続いて向かったのが、石原裕次郎が生前愛したあんぱんを今でも変わらず売っている“ブランジェリーアノー”。石原プロ公認の“すいーとあんぱん裕次郎”としてお店で販売しているのだが、ピンクのパッケージが可愛い。これは裕次郎ファンとしてはたまらないし、調布土産としても最高である。今回は3個入りのボックスを購入した。
次にいよいよ日活調布撮影所へと向かった。ブランジェリーアノーから車で5分くらいの距離で、多摩川沿いにある。一般の人は中に入れないので、外観から見るだけなのだが、入り口には6月に発売される吉永小百合の65周年記念写真集とブルーレイの宣伝ポスターがあり、今でも日活スターのアクティビティーが確認出来るのは本当に嬉しい限りである。
また、ここ日活撮影所にあの芦川いづみや吉永小百合も当時通っていたと思っただけで、心が熱くなってしまった。
近くにあるもう一つの撮影所である“角川大映スタジオ“にも立ち寄った。入り口には変身前と変身後の大魔神の巨大な銅像が立っていてインパクト大(笑)。そしてスタジオの壁面にもガメラの絵が描かれていた。やっぱり大映と言えば、“大魔神”と“ガメラ”が2大看板だった黄金時代の印象が強いが、今は角川の傘下となっている。スタジオは今でも多くのスタッフの出入りがあり、撮影所として活気があった。
入り口に小さなショップもあって、ガメラや大映作品グッズが少し売られていたが、日活撮影所もぜひこういうショップを作って欲しいものである。
角川大映スタジオのすぐそばには、調布映画発祥の地としての記念碑である“映画俳優之碑“があり、多くの俳優の名前が刻まれていた。石原裕次郎の名前も確認出来る。
裕次郎の調布ツアーの締めくくりは、裕次郎を始め多くの映画スターが撮影の合間に通ったという、うなぎの名店“竹乃家”。場所は日活撮影所、角川大映スタジオからもほど近い住宅街にあり、老舗の佇まいが何とも素晴らしい。
店内には大きな部屋や個室なども幾つかあり、外から見るよりもかなり中は広々としている。
入り口には、日活のカレンダーが飾られており、石原裕次郎と北原三枝の姿が。恐らく今でも日活撮影所のスタッフなどが訪れているのではないかと思われ、カレンダーも提供されているのだろうと思うが、このカレンダー僕も欲しい!と思ってしまった(笑)。また、先日アカデミー賞を受賞した『ゴジラ -1.0』の山崎貴監督も来店しているらしく、受賞へのお祝いコメントが入り口、そして店内の壁に貼られていた。また、日活のカレンダーの下に山崎監督のサインも飾られていたが、どうやら2016年にサインしたものらしい。

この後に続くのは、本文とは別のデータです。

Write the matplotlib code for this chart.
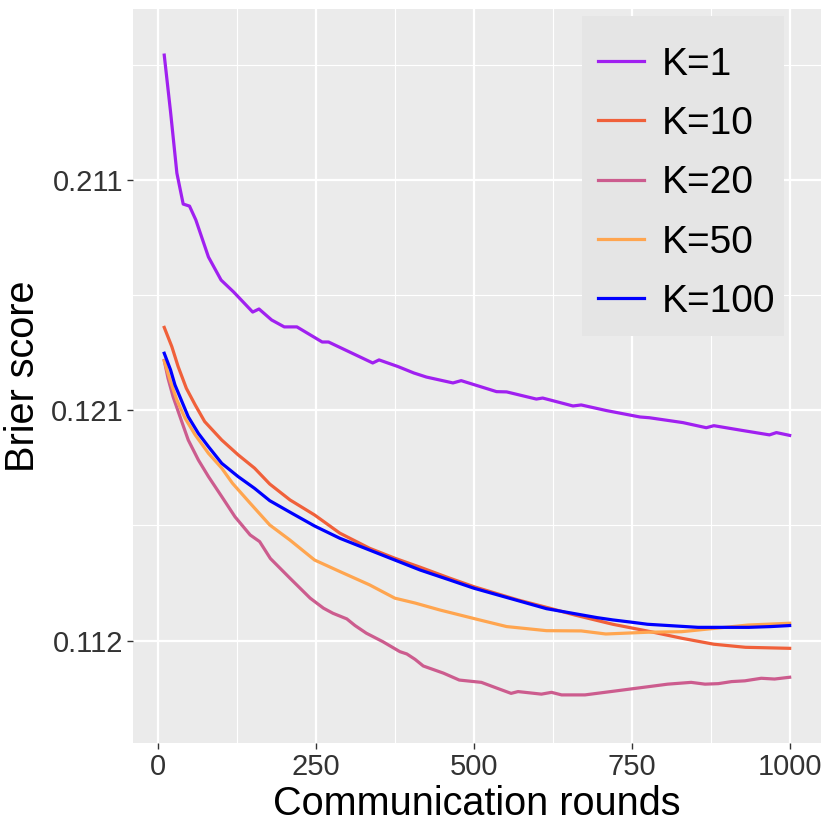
import matplotlib
matplotlib.use("Agg")
import matplotlib.pyplot as plt
from matplotlib.ticker import FixedLocator
from matplotlib.patches import Rectangle

plt.rcParams['font.family'] = ['Liberation Sans', 'DejaVu Sans']

# Values
k1_x = [10, 20, 30, 40, 50, 60, 80, 100, 120, 135, 150, 160, 180, 200, 220, 260, 270,
        340, 350, 380, 405, 425, 467, 480, 536, 552, 599, 609, 657, 670, 710, 763, 778,
        831, 868, 880, 921, 968, 979, 1000]
k1_y = [0.13488, 0.13266, 0.13027, 0.12906, 0.12898, 0.12844, 0.12699, 0.12609, 0.12562,
        0.12523, 0.12484, 0.12496, 0.12453, 0.12426, 0.12426, 0.12367, 0.12367, 0.12285,
        0.12297, 0.12271, 0.12246, 0.12230, 0.12207, 0.12216, 0.12173, 0.12172, 0.12144,
        0.12148, 0.12117, 0.12121, 0.12099, 0.12074, 0.12071, 0.12052, 0.12032, 0.12040,
        0.12023, 0.12004, 0.12013, 0.12002]

k10_x = [10, 22, 32, 45, 59, 74, 101, 127, 153, 177, 209, 248, 288, 335, 375, 415, 462,
         500, 570, 620, 660, 720, 780, 830, 880, 930, 1000]
k10_y = [0.12424, 0.12349, 0.12271, 0.12186, 0.12121, 0.12056, 0.11984, 0.11926, 0.11874,
         0.11812, 0.11750, 0.11691, 0.11620, 0.11561, 0.11522, 0.11487, 0.11444, 0.11411,
         0.11359, 0.11327, 0.11300, 0.11264, 0.11235, 0.11209, 0.11186, 0.11174, 0.11170]

k20_x = [10, 16, 24, 35, 48, 64, 80, 101, 122, 146, 161, 178, 209, 241, 262, 277, 299, 312,
         330, 356, 383, 394, 407, 420, 452, 477, 512, 537, 559, 570, 607, 623, 639, 676, 723,
         776, 807, 844, 866, 887, 908, 929, 955, 976, 1000]
k20_y = [0.12295, 0.12225, 0.12153, 0.12075, 0.11984, 0.11906, 0.11841, 0.11763, 0.11684,
         0.11613, 0.11587, 0.11521, 0.11444, 0.11366, 0.11327, 0.11307, 0.11285, 0.11259,
         0.11229, 0.11196, 0.11157, 0.11148, 0.11127, 0.11101, 0.11073, 0.11046, 0.11037,
         0.11014, 0.10994, 0.11001, 0.10991, 0.10998, 0.10988, 0.10988, 0.11003, 0.11020,
         0.11030, 0.11037, 0.11030, 0.11032, 0.11040, 0.11043, 0.11053, 0.11050, 0.11057]

k50_x = [10, 20, 30, 43, 59, 80, 101, 118, 146, 177, 209, 248, 288, 335, 375, 407, 446,
         509, 552, 615, 670, 709, 776, 829, 881, 934, 1000]
k50_y = [0.12293, 0.12212, 0.12140, 0.12069, 0.12004, 0.11932, 0.11874, 0.11815, 0.11737,
         0.11652, 0.11593, 0.11515, 0.11470, 0.11418, 0.11366, 0.11347, 0.11320, 0.11281,
         0.11255, 0.11239, 0.11238, 0.11226, 0.11233, 0.11235, 0.11248, 0.11261, 0.11268]

k100_x = [10, 20, 27, 38, 48, 64, 80, 101, 127, 153, 177, 209, 248, 288, 335, 375, 415,
          462, 500, 615, 695, 720, 750, 775, 795, 855, 935, 970, 1000]
k100_y = [0.12323, 0.12258, 0.12199, 0.12134, 0.12075, 0.12010, 0.11958, 0.11893, 0.11841,
          0.11795, 0.11747, 0.11702, 0.11648, 0.11600, 0.11554, 0.11515, 0.11476, 0.11437,
          0.11405, 0.11325, 0.11290, 0.11281, 0.11272, 0.11264, 0.11261, 0.11252, 0.11252,
          0.11255, 0.11259]

labels = ["K=1", "K=10", "K=20", "K=50", "K=100"]
colors = ["#A020F0", "#F0603A", "#CC5C8E", "#FFA54F", "#0000FF"]

y_ticks = [0.112, 0.121, 0.130]
y_tick_labels = ["0.112", "0.121", "0.211"]
x_ticks = [0, 250, 500, 750, 1000]

fig = plt.figure(figsize=(8.3, 8.3), dpi=100)
ax = fig.add_axes([0.1602, 0.1048, 0.8289, 0.8843])
ax.set_facecolor("#EBEBEB")

series = [(k1_x, k1_y), (k10_x, k10_y), (k20_x, k20_y), (k50_x, k50_y), (k100_x, k100_y)]
for (xs, ys), lab, col in zip(series, labels, colors):
    ax.plot(xs, ys, color=col, lw=2.3, label=lab, solid_joinstyle="round")

ax.set_xlim(-39.5, 1049.5)
ax.set_ylim(0.1080, 0.13668)

ax.set_xticks(x_ticks)
ax.set_yticks(y_ticks)
ax.set_yticklabels(y_tick_labels)
ax.xaxis.set_minor_locator(FixedLocator([125, 375, 625, 875]))
ax.yaxis.set_minor_locator(FixedLocator([0.1165, 0.1255, 0.1345]))

ax.grid(which="major", color="white", lw=1.6)
ax.grid(which="minor", color="white", lw=0.8)
ax.set_axisbelow(True)
for s in ax.spines.values():
    s.set_visible(False)

ax.tick_params(which="major", length=4, width=1, color="#333333",
               labelsize=21, labelcolor="#333333", pad=3)
ax.tick_params(which="minor", length=0)

ax.set_xlabel("Communication rounds", fontsize=28.5, labelpad=3)
ax.set_ylabel("Brier score", fontsize=28.5, labelpad=6)

# legend background box (ggplot-like key area)
ax.add_patch(Rectangle((0.6526, 0.5545), 0.2936, 0.4360, transform=ax.transAxes,
                       facecolor="#E5E5E5", edgecolor="none", zorder=3))
leg = ax.legend(loc="upper left", bbox_to_anchor=(0.6526, 0.9700), borderaxespad=0,
                fontsize=28, frameon=False, handlelength=1.2,
                handletextpad=0.45, labelspacing=0.6, borderpad=0.4)
leg.set_zorder(4)

fig.savefig("out.png", dpi=100)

裕次郎も良く通ったという竹乃家さんのうなぎをランチに注文したが、秘伝のタレも美味しく、うなぎも柔らかくて最高に美味しかった。裕次郎が食べたうなぎというのもあって、何だか美味しさも1.5倍になったような気がした(笑)。もしかすると芦川いづみも来ていたかもしれない。
竹乃家を出た後気が付いたのだが、ちょうどお店の向いのビルにはゴジラのSFXも手掛けた“白組“のスタジオも入っていた。さすが映画の街、調布である。
意外にも今回初めて調布をまともに訪れたが、調布駅周辺も含めてとても住みやすそうな街だと感じた。その上、映画の街としての復興を掲げているので、これからまた調布が更に盛り上がるかもしれず、とても魅力的な街であった。石原裕次郎ゆかりの地として、幼少期を過ごした北海道・小樽、青年期を過ごした葉山・湘南、お墓のある鶴見など色々とあり、僕も各地を訪れているが、自宅からこんなにも近い調布にも裕次郎ゆかりの場所が幾つかあったことは大きな発見であった。また機会を見つけて裕次郎あんぱんを買いに訪れたいと思う。